### MATERIAL
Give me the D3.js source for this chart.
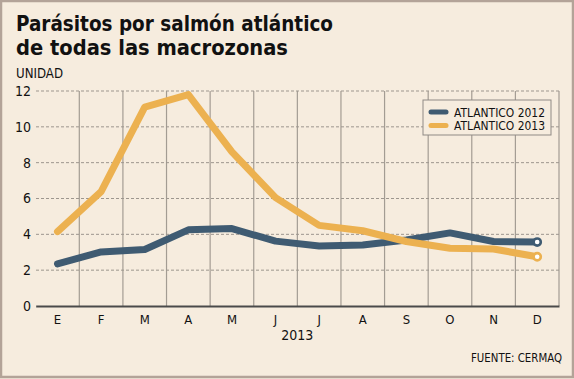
<!DOCTYPE html>
<html>
<head>
<meta charset="utf-8">
<script src="https://cdn.jsdelivr.net/npm/d3@7/dist/d3.min.js"></script>
<style>
  html, body { margin: 0; padding: 0; background: #f6ecde; }
  svg { display: block; }
  text { font-family: "DejaVu Sans Condensed", "DejaVu Sans", sans-serif; fill: #111; }
</style>
</head>
<body>
<script>
const months = ["E","F","M","A","M","J","J","A","S","O","N","D"];
const series2012 = [2.35, 3.02, 3.15, 4.25, 4.32, 3.62, 3.35, 3.40, 3.68, 4.08, 3.60, 3.57];
const series2013 = [4.15, 6.38, 11.1, 11.8, 8.6, 6.05, 4.5, 4.2, 3.6, 3.22, 3.18, 2.75];
const yTicks = [0, 2, 4, 6, 8, 10, 12];
const seriesNames = ["ATLANTICO 2012", "ATLANTICO 2013"];
const colors = ["#3f5b72", "#ecb150"];

const W = 574, H = 379;
const svg = d3.select("body").append("svg").attr("width", W).attr("height", H);

// background + frame
svg.append("rect").attr("x", 1).attr("y", 1).attr("width", W - 2).attr("height", H - 3)
  .attr("fill", "#f6ecde").attr("stroke", "#b3a398").attr("stroke-width", 2.5);

// titles
svg.append("text").attr("x", 16).attr("y", 31).attr("font-size", 22).attr("font-weight", "bold")
  .attr("textLength", 317).attr("lengthAdjust", "spacingAndGlyphs")
  .text("Parásitos por salmón atlántico");
svg.append("text").attr("x", 16).attr("y", 55).attr("font-size", 22).attr("font-weight", "bold")
  .attr("textLength", 272).attr("lengthAdjust", "spacingAndGlyphs")
  .text("de todas las macrozonas");
svg.append("text").attr("x", 16).attr("y", 78).attr("font-size", 13.5)
  .attr("textLength", 47).attr("lengthAdjust", "spacingAndGlyphs")
  .text("UNIDAD");

const x = d3.scaleBand().domain(d3.range(months.length)).range([35.7, 559]).padding(0);
const y = d3.scaleLinear().domain([0, 12]).range([306, 91]);
const cx = i => x(i) + x.bandwidth() / 2;

// vertical gridlines (band boundaries)
svg.append("g").selectAll("line").data(d3.range(1, months.length + 1)).join("line")
  .attr("x1", i => x.range()[0] + i * x.bandwidth()).attr("x2", i => x.range()[0] + i * x.bandwidth())
  .attr("y1", y(12)).attr("y2", y(0))
  .attr("stroke", "#a39c93").attr("stroke-width", 1.2);

// horizontal dashed gridlines
svg.append("g").selectAll("line").data(yTicks.filter(d => d > 0)).join("line")
  .attr("x1", 36).attr("x2", 559).attr("y1", d => y(d)).attr("y2", d => y(d))
  .attr("stroke", "#9d968e").attr("stroke-width", 1).attr("stroke-dasharray", "3,2");

// y axis labels
const yAxis = d3.axisLeft(y).tickValues(yTicks).tickSize(0).tickPadding(0).tickFormat(d3.format("d"));
const gy = svg.append("g").attr("transform", "translate(31,0)").call(yAxis);
gy.select(".domain").remove();
gy.selectAll("text").attr("font-size", 14).attr("fill", "#111")
  .attr("font-family", "'DejaVu Sans Condensed', 'DejaVu Sans', sans-serif");

// x axis
const xAxis = d3.axisBottom(x).tickSize(0).tickPadding(0).tickFormat(i => months[i]);
const gx = svg.append("g").attr("transform", "translate(0,306)").call(xAxis);
gx.select(".domain").attr("stroke", "#4a4a4a").attr("stroke-width", 2);
gx.selectAll("text").attr("font-size", 13).attr("fill", "#111").attr("dy", 0).attr("y", 18)
  .attr("font-family", "'DejaVu Sans', sans-serif");

svg.append("text").attr("x", (x.range()[0] + x.range()[1]) / 2).attr("y", 340)
  .attr("text-anchor", "middle").attr("font-size", 14).text("2013");

svg.append("text").attr("x", 562).attr("y", 362).attr("text-anchor", "end").attr("font-size", 12)
  .attr("textLength", 91).attr("lengthAdjust", "spacingAndGlyphs")
  .text("FUENTE: CERMAQ");

// lines
const line = d3.line().x((d, i) => cx(i)).y(d => y(d));
[series2012, series2013].forEach((s, k) => {
  svg.append("path").datum(s).attr("d", line)
    .attr("fill", "none").attr("stroke", colors[k]).attr("stroke-width", 7)
    .attr("stroke-linejoin", "round").attr("stroke-linecap", "round");
});
[series2012, series2013].forEach((s, k) => {
  const last = s.length - 1;
  svg.append("circle").attr("cx", cx(last)).attr("cy", y(s[last])).attr("r", 3.6)
    .attr("fill", "#fff").attr("stroke", colors[k]).attr("stroke-width", 2.6);
});

// legend
const lg = svg.append("g");
lg.append("rect").attr("x", 423).attr("y", 100).attr("width", 128).attr("height", 35)
  .attr("fill", "#f6ecde").attr("stroke", "#8f8a85").attr("stroke-width", 1);
seriesNames.forEach((n, k) => {
  const yy = 112 + k * 13.5;
  lg.append("line").attr("x1", 431).attr("x2", 446).attr("y1", yy).attr("y2", yy)
    .attr("stroke", colors[k]).attr("stroke-width", 5).attr("stroke-linecap", "round");
  lg.append("text").attr("x", 454).attr("y", yy + 4.5).attr("font-size", 12.5)
    .attr("textLength", 91).attr("lengthAdjust", "spacingAndGlyphs").text(n);
});
</script>
</body>
</html>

### EXERCISE DETAILS
Reproduce the listing above exactly, excluding all pictures.

### CORRECT RESPONSE
Give me the D3.js source for this chart.
<!DOCTYPE html>
<html>
<head>
<meta charset="utf-8">
<script src="https://cdn.jsdelivr.net/npm/d3@7/dist/d3.min.js"></script>
<style>
  html, body { margin: 0; padding: 0; background: #f6ecde; }
  svg { display: block; }
  text { font-family: "DejaVu Sans Condensed", "DejaVu Sans", sans-serif; fill: #111; }
</style>
</head>
<body>
<script>
const months = ["E","F","M","A","M","J","J","A","S","O","N","D"];
const series2012 = [2.35, 3.02, 3.15, 4.25, 4.32, 3.62, 3.35, 3.40, 3.68, 4.08, 3.60, 3.57];
const series2013 = [4.15, 6.38, 11.1, 11.8, 8.6, 6.05, 4.5, 4.2, 3.6, 3.22, 3.18, 2.75];
const yTicks = [0, 2, 4, 6, 8, 10, 12];
const seriesNames = ["ATLANTICO 2012", "ATLANTICO 2013"];
const colors = ["#3f5b72", "#ecb150"];

const W = 574, H = 379;
const svg = d3.select("body").append("svg").attr("width", W).attr("height", H);

// background + frame
svg.append("rect").attr("x", 1).attr("y", 1).attr("width", W - 2).attr("height", H - 3)
  .attr("fill", "#f6ecde").attr("stroke", "#b3a398").attr("stroke-width", 2.5);

// titles
svg.append("text").attr("x", 16).attr("y", 31).attr("font-size", 22).attr("font-weight", "bold")
  .attr("textLength", 317).attr("lengthAdjust", "spacingAndGlyphs")
  .text("Parásitos por salmón atlántico");
svg.append("text").attr("x", 16).attr("y", 55).attr("font-size", 22).attr("font-weight", "bold")
  .attr("textLength", 272).attr("lengthAdjust", "spacingAndGlyphs")
  .text("de todas las macrozonas");
svg.append("text").attr("x", 16).attr("y", 78).attr("font-size", 13.5)
  .attr("textLength", 47).attr("lengthAdjust", "spacingAndGlyphs")
  .text("UNIDAD");

const x = d3.scaleBand().domain(d3.range(months.length)).range([35.7, 559]).padding(0);
const y = d3.scaleLinear().domain([0, 12]).range([306, 91]);
const cx = i => x(i) + x.bandwidth() / 2;

// vertical gridlines (band boundaries)
svg.append("g").selectAll("line").data(d3.range(1, months.length + 1)).join("line")
  .attr("x1", i => x.range()[0] + i * x.bandwidth()).attr("x2", i => x.range()[0] + i * x.bandwidth())
  .attr("y1", y(12)).attr("y2", y(0))
  .attr("stroke", "#a39c93").attr("stroke-width", 1.2);

// horizontal dashed gridlines
svg.append("g").selectAll("line").data(yTicks.filter(d => d > 0)).join("line")
  .attr("x1", 36).attr("x2", 559).attr("y1", d => y(d)).attr("y2", d => y(d))
  .attr("stroke", "#9d968e").attr("stroke-width", 1).attr("stroke-dasharray", "3,2");

// y axis labels
const yAxis = d3.axisLeft(y).tickValues(yTicks).tickSize(0).tickPadding(0).tickFormat(d3.format("d"));
const gy = svg.append("g").attr("transform", "translate(31,0)").call(yAxis);
gy.select(".domain").remove();
gy.selectAll("text").attr("font-size", 14).attr("fill", "#111")
  .attr("font-family", "'DejaVu Sans Condensed', 'DejaVu Sans', sans-serif");

// x axis
const xAxis = d3.axisBottom(x).tickSize(0).tickPadding(0).tickFormat(i => months[i]);
const gx = svg.append("g").attr("transform", "translate(0,306)").call(xAxis);
gx.select(".domain").attr("stroke", "#4a4a4a").attr("stroke-width", 2);
gx.selectAll("text").attr("font-size", 13).attr("fill", "#111").attr("dy", 0).attr("y", 18)
  .attr("font-family", "'DejaVu Sans', sans-serif");

svg.append("text").attr("x", (x.range()[0] + x.range()[1]) / 2).attr("y", 340)
  .attr("text-anchor", "middle").attr("font-size", 14).text("2013");

svg.append("text").attr("x", 562).attr("y", 362).attr("text-anchor", "end").attr("font-size", 12)
  .attr("textLength", 91).attr("lengthAdjust", "spacingAndGlyphs")
  .text("FUENTE: CERMAQ");

// lines
const line = d3.line().x((d, i) => cx(i)).y(d => y(d));
[series2012, series2013].forEach((s, k) => {
  svg.append("path").datum(s).attr("d", line)
    .attr("fill", "none").attr("stroke", colors[k]).attr("stroke-width", 7)
    .attr("stroke-linejoin", "round").attr("stroke-linecap", "round");
});
[series2012, series2013].forEach((s, k) => {
  const last = s.length - 1;
  svg.append("circle").attr("cx", cx(last)).attr("cy", y(s[last])).attr("r", 3.6)
    .attr("fill", "#fff").attr("stroke", colors[k]).attr("stroke-width", 2.6);
});

// legend
const lg = svg.append("g");
lg.append("rect").attr("x", 423).attr("y", 100).attr("width", 128).attr("height", 35)
  .attr("fill", "#f6ecde").attr("stroke", "#8f8a85").attr("stroke-width", 1);
seriesNames.forEach((n, k) => {
  const yy = 112 + k * 13.5;
  lg.append("line").attr("x1", 431).attr("x2", 446).attr("y1", yy).attr("y2", yy)
    .attr("stroke", colors[k]).attr("stroke-width", 5).attr("stroke-linecap", "round");
  lg.append("text").attr("x", 454).attr("y", yy + 4.5).attr("font-size", 12.5)
    .attr("textLength", 91).attr("lengthAdjust", "spacingAndGlyphs").text(n);
});
</script>
</body>
</html>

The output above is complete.